#### Provided data
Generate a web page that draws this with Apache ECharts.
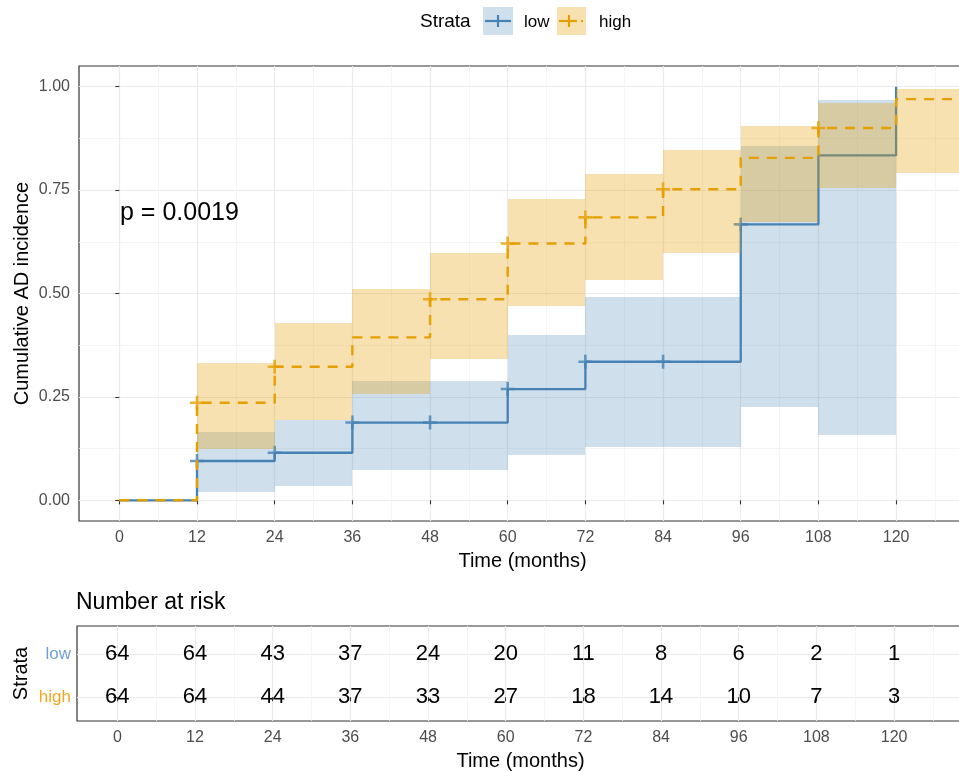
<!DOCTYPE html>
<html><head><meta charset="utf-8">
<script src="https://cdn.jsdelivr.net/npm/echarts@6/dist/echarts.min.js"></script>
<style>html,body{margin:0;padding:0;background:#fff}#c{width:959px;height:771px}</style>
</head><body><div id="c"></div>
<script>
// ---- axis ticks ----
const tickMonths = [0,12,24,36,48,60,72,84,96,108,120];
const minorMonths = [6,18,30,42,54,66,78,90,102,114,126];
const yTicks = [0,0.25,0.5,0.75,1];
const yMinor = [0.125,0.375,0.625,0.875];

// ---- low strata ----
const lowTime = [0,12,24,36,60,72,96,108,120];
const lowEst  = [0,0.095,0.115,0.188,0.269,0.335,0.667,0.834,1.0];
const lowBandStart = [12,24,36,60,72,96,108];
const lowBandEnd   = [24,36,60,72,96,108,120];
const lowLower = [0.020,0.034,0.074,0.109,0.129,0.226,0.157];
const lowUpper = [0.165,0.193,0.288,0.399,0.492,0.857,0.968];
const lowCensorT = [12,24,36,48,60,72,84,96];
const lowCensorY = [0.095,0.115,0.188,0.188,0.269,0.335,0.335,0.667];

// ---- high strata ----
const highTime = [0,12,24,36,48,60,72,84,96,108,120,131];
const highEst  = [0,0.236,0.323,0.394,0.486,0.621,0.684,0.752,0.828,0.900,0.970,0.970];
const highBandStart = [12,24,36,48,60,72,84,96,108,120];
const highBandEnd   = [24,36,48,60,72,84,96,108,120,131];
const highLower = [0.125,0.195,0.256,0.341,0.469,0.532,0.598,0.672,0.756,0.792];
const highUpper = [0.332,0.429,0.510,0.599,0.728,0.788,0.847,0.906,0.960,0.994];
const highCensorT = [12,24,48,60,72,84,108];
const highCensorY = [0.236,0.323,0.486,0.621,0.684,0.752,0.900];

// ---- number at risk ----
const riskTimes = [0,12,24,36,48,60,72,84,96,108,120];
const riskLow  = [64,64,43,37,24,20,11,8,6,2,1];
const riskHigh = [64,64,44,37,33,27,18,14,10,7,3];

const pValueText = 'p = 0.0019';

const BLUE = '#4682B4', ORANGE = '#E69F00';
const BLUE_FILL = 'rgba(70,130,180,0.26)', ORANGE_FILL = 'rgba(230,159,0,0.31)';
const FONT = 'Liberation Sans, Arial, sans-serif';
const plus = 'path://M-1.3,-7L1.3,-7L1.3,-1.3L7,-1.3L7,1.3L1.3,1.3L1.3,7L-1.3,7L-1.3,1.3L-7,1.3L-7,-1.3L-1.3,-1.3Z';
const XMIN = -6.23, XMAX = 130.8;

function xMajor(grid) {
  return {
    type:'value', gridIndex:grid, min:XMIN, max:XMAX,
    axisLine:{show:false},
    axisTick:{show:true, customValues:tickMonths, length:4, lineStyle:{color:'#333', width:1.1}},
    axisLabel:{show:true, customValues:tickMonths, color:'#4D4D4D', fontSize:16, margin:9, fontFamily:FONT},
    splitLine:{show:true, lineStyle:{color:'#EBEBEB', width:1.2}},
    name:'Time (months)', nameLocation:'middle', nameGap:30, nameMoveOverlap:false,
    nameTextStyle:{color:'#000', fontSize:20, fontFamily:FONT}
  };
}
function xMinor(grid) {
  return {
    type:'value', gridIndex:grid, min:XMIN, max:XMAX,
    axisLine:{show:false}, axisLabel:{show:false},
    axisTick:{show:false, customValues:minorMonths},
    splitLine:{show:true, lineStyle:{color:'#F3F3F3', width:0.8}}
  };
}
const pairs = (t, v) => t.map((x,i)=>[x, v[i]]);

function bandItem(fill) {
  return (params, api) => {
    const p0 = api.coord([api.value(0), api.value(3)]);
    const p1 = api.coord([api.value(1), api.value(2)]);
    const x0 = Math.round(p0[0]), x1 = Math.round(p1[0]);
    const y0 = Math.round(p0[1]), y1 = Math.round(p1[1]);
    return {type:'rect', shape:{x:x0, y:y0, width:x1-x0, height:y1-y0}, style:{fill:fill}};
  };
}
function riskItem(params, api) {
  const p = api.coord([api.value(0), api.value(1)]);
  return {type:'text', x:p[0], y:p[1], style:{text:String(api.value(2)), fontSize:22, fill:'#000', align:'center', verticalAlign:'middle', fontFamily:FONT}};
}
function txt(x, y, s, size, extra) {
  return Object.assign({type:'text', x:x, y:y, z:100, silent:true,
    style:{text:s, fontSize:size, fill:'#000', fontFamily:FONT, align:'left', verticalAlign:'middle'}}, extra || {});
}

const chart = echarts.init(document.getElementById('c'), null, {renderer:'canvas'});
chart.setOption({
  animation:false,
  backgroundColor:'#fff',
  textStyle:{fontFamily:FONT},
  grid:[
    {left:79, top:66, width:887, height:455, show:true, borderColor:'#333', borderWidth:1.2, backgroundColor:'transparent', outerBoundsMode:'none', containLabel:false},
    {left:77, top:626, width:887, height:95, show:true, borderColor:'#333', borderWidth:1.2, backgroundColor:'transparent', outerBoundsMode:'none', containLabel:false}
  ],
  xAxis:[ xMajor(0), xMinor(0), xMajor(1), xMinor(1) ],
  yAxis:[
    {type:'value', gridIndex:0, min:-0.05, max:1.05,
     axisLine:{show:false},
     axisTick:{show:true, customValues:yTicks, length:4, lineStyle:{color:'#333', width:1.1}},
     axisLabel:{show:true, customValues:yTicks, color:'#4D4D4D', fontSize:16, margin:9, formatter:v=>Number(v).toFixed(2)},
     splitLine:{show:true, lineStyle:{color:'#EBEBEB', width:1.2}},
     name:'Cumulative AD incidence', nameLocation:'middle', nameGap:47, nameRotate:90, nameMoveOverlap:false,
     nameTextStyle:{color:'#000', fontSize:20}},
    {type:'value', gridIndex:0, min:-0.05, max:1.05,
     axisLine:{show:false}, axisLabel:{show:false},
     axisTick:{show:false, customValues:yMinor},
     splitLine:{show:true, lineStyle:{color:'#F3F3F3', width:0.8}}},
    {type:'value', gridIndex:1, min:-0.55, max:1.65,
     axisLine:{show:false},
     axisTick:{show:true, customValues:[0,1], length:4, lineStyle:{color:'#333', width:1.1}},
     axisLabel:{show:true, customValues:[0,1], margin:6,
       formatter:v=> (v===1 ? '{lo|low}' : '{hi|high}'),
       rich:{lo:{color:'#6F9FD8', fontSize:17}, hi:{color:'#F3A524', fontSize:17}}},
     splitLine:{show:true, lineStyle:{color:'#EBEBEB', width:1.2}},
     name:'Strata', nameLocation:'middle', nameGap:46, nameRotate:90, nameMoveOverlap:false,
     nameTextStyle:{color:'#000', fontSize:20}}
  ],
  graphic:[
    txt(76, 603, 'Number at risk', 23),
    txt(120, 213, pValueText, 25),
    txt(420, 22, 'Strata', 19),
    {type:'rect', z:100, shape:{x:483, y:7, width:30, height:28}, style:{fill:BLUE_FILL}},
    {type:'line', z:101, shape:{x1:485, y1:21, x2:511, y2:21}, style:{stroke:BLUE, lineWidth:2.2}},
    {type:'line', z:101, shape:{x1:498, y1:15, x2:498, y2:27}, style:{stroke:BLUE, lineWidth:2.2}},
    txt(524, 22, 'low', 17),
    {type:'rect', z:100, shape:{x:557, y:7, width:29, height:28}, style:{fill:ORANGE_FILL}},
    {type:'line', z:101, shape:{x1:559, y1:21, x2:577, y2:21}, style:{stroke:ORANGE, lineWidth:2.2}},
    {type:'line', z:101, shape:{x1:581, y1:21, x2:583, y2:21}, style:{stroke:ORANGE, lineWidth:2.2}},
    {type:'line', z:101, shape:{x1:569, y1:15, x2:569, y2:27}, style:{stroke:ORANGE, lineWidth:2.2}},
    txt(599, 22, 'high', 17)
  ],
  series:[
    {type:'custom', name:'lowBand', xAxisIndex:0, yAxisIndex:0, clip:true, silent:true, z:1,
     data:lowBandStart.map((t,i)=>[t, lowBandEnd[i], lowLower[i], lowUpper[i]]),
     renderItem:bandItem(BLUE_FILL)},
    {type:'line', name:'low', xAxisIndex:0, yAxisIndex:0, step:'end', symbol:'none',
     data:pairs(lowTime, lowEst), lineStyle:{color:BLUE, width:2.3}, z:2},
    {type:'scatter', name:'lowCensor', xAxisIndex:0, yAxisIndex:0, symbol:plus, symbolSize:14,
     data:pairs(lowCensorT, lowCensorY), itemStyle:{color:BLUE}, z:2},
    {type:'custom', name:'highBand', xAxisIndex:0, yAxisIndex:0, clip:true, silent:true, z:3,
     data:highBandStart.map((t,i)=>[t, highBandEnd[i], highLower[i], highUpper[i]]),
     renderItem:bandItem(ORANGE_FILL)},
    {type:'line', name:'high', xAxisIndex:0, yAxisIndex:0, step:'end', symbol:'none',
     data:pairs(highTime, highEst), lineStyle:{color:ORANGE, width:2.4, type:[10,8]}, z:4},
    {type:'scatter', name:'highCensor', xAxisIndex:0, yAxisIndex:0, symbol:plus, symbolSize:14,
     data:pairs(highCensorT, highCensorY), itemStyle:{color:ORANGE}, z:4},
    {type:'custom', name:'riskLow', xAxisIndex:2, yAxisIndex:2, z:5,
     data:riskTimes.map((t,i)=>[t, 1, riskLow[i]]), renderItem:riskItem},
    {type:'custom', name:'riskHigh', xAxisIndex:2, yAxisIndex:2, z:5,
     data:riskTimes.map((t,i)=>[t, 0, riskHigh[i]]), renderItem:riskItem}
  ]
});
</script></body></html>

#### Written task
Return, unchanged, the lines from the first line of the material through the line that holds "lowCensorY = [0.095,0.115,0.188,0.188,0.269,0.335,0.335,0.667];", inclusive, omitting pictures.

#### Answer to this problem
Generate a web page that draws this with Apache ECharts.
<!DOCTYPE html>
<html><head><meta charset="utf-8">
<script src="https://cdn.jsdelivr.net/npm/echarts@6/dist/echarts.min.js"></script>
<style>html,body{margin:0;padding:0;background:#fff}#c{width:959px;height:771px}</style>
</head><body><div id="c"></div>
<script>
// ---- axis ticks ----
const tickMonths = [0,12,24,36,48,60,72,84,96,108,120];
const minorMonths = [6,18,30,42,54,66,78,90,102,114,126];
const yTicks = [0,0.25,0.5,0.75,1];
const yMinor = [0.125,0.375,0.625,0.875];

// ---- low strata ----
const lowTime = [0,12,24,36,60,72,96,108,120];
const lowEst  = [0,0.095,0.115,0.188,0.269,0.335,0.667,0.834,1.0];
const lowBandStart = [12,24,36,60,72,96,108];
const lowBandEnd   = [24,36,60,72,96,108,120];
const lowLower = [0.020,0.034,0.074,0.109,0.129,0.226,0.157];
const lowUpper = [0.165,0.193,0.288,0.399,0.492,0.857,0.968];
const lowCensorT = [12,24,36,48,60,72,84,96];
const lowCensorY = [0.095,0.115,0.188,0.188,0.269,0.335,0.335,0.667];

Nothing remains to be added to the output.